━━ Data segment

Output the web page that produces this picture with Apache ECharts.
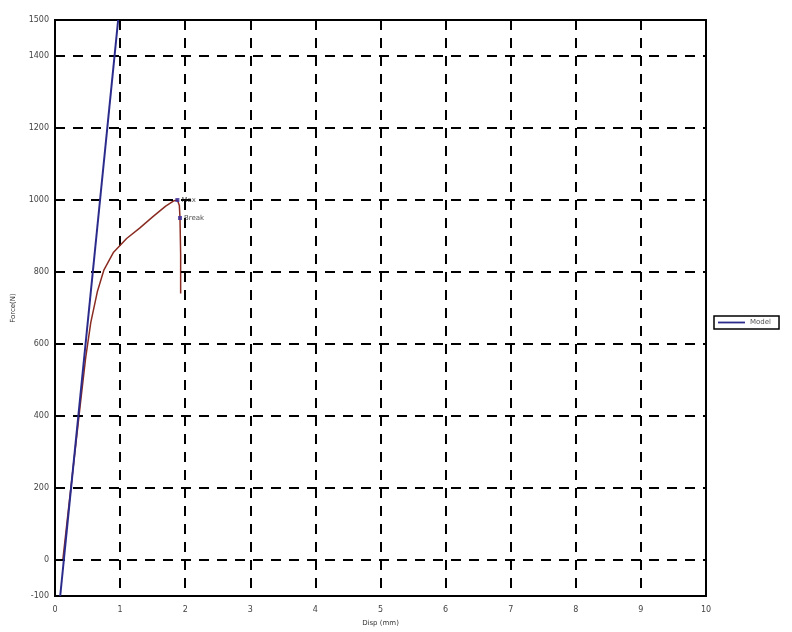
<!DOCTYPE html>
<html>
<head>
<meta charset="utf-8">
<script src="https://cdn.jsdelivr.net/npm/echarts@6/dist/echarts.min.js"></script>
<style>html,body{margin:0;padding:0;background:#fff}#c{width:792px;height:632px}</style>
</head>
<body>
<div id="c"></div>
<script>
// Data
const slopeLine = [[0.08, -100], [0.97, 1500]];
const testCurve = [
  [0.12, 0], [0.2, 130], [0.3, 290], [0.4, 450], [0.47, 560], [0.55, 660],
  [0.65, 745], [0.75, 805], [0.9, 855], [1.1, 893], [1.3, 922], [1.5, 953],
  [1.7, 983], [1.83, 998], [1.88, 1000], [1.91, 985], [1.92, 950], [1.93, 850], [1.93, 740]
];
const annotations = [[1.88, 1000, 'Max'], [1.92, 950, 'Break']];
const yGridValues = [0, 200, 400, 600, 800, 1000, 1200, 1400];
const yLabelValues = [-100, 0, 200, 400, 600, 800, 1000, 1200, 1400, 1500];
const xTicks = [0, 1, 2, 3, 4, 5, 6, 7, 8, 9, 10];

const chart = echarts.init(document.getElementById('c'), null, {renderer: 'canvas'});
const labelStyle = {color: '#444', fontSize: 8, fontFamily: 'DejaVu Sans'};
chart.setOption({
  animation: false,
  backgroundColor: '#fff',
  grid: {left: 55, right: 86, top: 20, bottom: 28, show: true, borderColor: '#000', borderWidth: 2, backgroundColor: '#fff'},
  legend: {
    data: [{name: 'Model', icon: 'path://M0,0 L30,0 L30,2 L0,2 Z'}],
    left: 714, top: 316, itemWidth: 27, itemHeight: 3, itemGap: 4,
    borderColor: '#000', borderWidth: 1.5, padding: [3, 8, 3, 4], borderRadius: 0,
    textStyle: {color: '#555', fontSize: 7, fontFamily: 'DejaVu Sans'}
  },
  xAxis: {
    type: 'value', min: 0, max: 10, interval: 1,
    name: 'Disp (mm)', nameLocation: 'middle', nameGap: 24,
    nameTextStyle: {color: '#333', fontSize: 7, fontFamily: 'DejaVu Sans'},
    axisLine: {show: false}, axisTick: {show: false},
    axisLabel: Object.assign({margin: 10, formatter: v => xTicks.includes(v) ? String(v) : ''}, labelStyle),
    splitLine: {show: true, lineStyle: {color: '#000', width: 2, type: [10, 8]}}
  },
  yAxis: {
    type: 'value', min: -100, max: 1500, interval: 100,
    name: 'Force(N)', nameLocation: 'middle', nameGap: 38,
    nameTextStyle: {color: '#333', fontSize: 7, fontFamily: 'DejaVu Sans'},
    axisLine: {show: false}, axisTick: {show: false},
    axisLabel: Object.assign({margin: 6, formatter: v => yLabelValues.includes(v) ? String(v) : ''}, labelStyle),
    splitLine: {show: false}
  },
  series: [
    {
      name: 'grid', type: 'line', data: [], silent: true,
      markLine: {
        silent: true, symbol: 'none', label: {show: false},
        lineStyle: {color: '#000', width: 2, type: [10, 8]},
        data: yGridValues.map(v => ({yAxis: v}))
      }
    },
    {
      name: 'Model', type: 'line', data: slopeLine, showSymbol: false,
      lineStyle: {color: '#2b2b8c', width: 2}, itemStyle: {color: '#2b2b8c'}, z: 5
    },
    {
      name: 'Test', type: 'line', data: testCurve, showSymbol: false,
      lineStyle: {color: '#8a2c22', width: 1.5}, itemStyle: {color: '#8a2c22'}, z: 4
    },
    {
      name: 'ann', type: 'scatter', data: annotations, symbol: 'rect', symbolSize: 4,
      itemStyle: {color: '#3a2a9a'}, z: 6,
      label: {show: true, position: 'right', distance: 2, formatter: p => p.data[2],
        color: '#222', fontSize: 7, fontFamily: 'DejaVu Sans'}
    }
  ]
});
</script>
</body>
</html>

━━━━

__What you need to do__. Return all of the data exactly as written, and drop the pictures.

__Complete response__.
Output the web page that produces this picture with Apache ECharts.
<!DOCTYPE html>
<html>
<head>
<meta charset="utf-8">
<script src="https://cdn.jsdelivr.net/npm/echarts@6/dist/echarts.min.js"></script>
<style>html,body{margin:0;padding:0;background:#fff}#c{width:792px;height:632px}</style>
</head>
<body>
<div id="c"></div>
<script>
// Data
const slopeLine = [[0.08, -100], [0.97, 1500]];
const testCurve = [
  [0.12, 0], [0.2, 130], [0.3, 290], [0.4, 450], [0.47, 560], [0.55, 660],
  [0.65, 745], [0.75, 805], [0.9, 855], [1.1, 893], [1.3, 922], [1.5, 953],
  [1.7, 983], [1.83, 998], [1.88, 1000], [1.91, 985], [1.92, 950], [1.93, 850], [1.93, 740]
];
const annotations = [[1.88, 1000, 'Max'], [1.92, 950, 'Break']];
const yGridValues = [0, 200, 400, 600, 800, 1000, 1200, 1400];
const yLabelValues = [-100, 0, 200, 400, 600, 800, 1000, 1200, 1400, 1500];
const xTicks = [0, 1, 2, 3, 4, 5, 6, 7, 8, 9, 10];

const chart = echarts.init(document.getElementById('c'), null, {renderer: 'canvas'});
const labelStyle = {color: '#444', fontSize: 8, fontFamily: 'DejaVu Sans'};
chart.setOption({
  animation: false,
  backgroundColor: '#fff',
  grid: {left: 55, right: 86, top: 20, bottom: 28, show: true, borderColor: '#000', borderWidth: 2, backgroundColor: '#fff'},
  legend: {
    data: [{name: 'Model', icon: 'path://M0,0 L30,0 L30,2 L0,2 Z'}],
    left: 714, top: 316, itemWidth: 27, itemHeight: 3, itemGap: 4,
    borderColor: '#000', borderWidth: 1.5, padding: [3, 8, 3, 4], borderRadius: 0,
    textStyle: {color: '#555', fontSize: 7, fontFamily: 'DejaVu Sans'}
  },
  xAxis: {
    type: 'value', min: 0, max: 10, interval: 1,
    name: 'Disp (mm)', nameLocation: 'middle', nameGap: 24,
    nameTextStyle: {color: '#333', fontSize: 7, fontFamily: 'DejaVu Sans'},
    axisLine: {show: false}, axisTick: {show: false},
    axisLabel: Object.assign({margin: 10, formatter: v => xTicks.includes(v) ? String(v) : ''}, labelStyle),
    splitLine: {show: true, lineStyle: {color: '#000', width: 2, type: [10, 8]}}
  },
  yAxis: {
    type: 'value', min: -100, max: 1500, interval: 100,
    name: 'Force(N)', nameLocation: 'middle', nameGap: 38,
    nameTextStyle: {color: '#333', fontSize: 7, fontFamily: 'DejaVu Sans'},
    axisLine: {show: false}, axisTick: {show: false},
    axisLabel: Object.assign({margin: 6, formatter: v => yLabelValues.includes(v) ? String(v) : ''}, labelStyle),
    splitLine: {show: false}
  },
  series: [
    {
      name: 'grid', type: 'line', data: [], silent: true,
      markLine: {
        silent: true, symbol: 'none', label: {show: false},
        lineStyle: {color: '#000', width: 2, type: [10, 8]},
        data: yGridValues.map(v => ({yAxis: v}))
      }
    },
    {
      name: 'Model', type: 'line', data: slopeLine, showSymbol: false,
      lineStyle: {color: '#2b2b8c', width: 2}, itemStyle: {color: '#2b2b8c'}, z: 5
    },
    {
      name: 'Test', type: 'line', data: testCurve, showSymbol: false,
      lineStyle: {color: '#8a2c22', width: 1.5}, itemStyle: {color: '#8a2c22'}, z: 4
    },
    {
      name: 'ann', type: 'scatter', data: annotations, symbol: 'rect', symbolSize: 4,
      itemStyle: {color: '#3a2a9a'}, z: 6,
      label: {show: true, position: 'right', distance: 2, formatter: p => p.data[2],
        color: '#222', fontSize: 7, fontFamily: 'DejaVu Sans'}
    }
  ]
});
</script>
</body>
</html>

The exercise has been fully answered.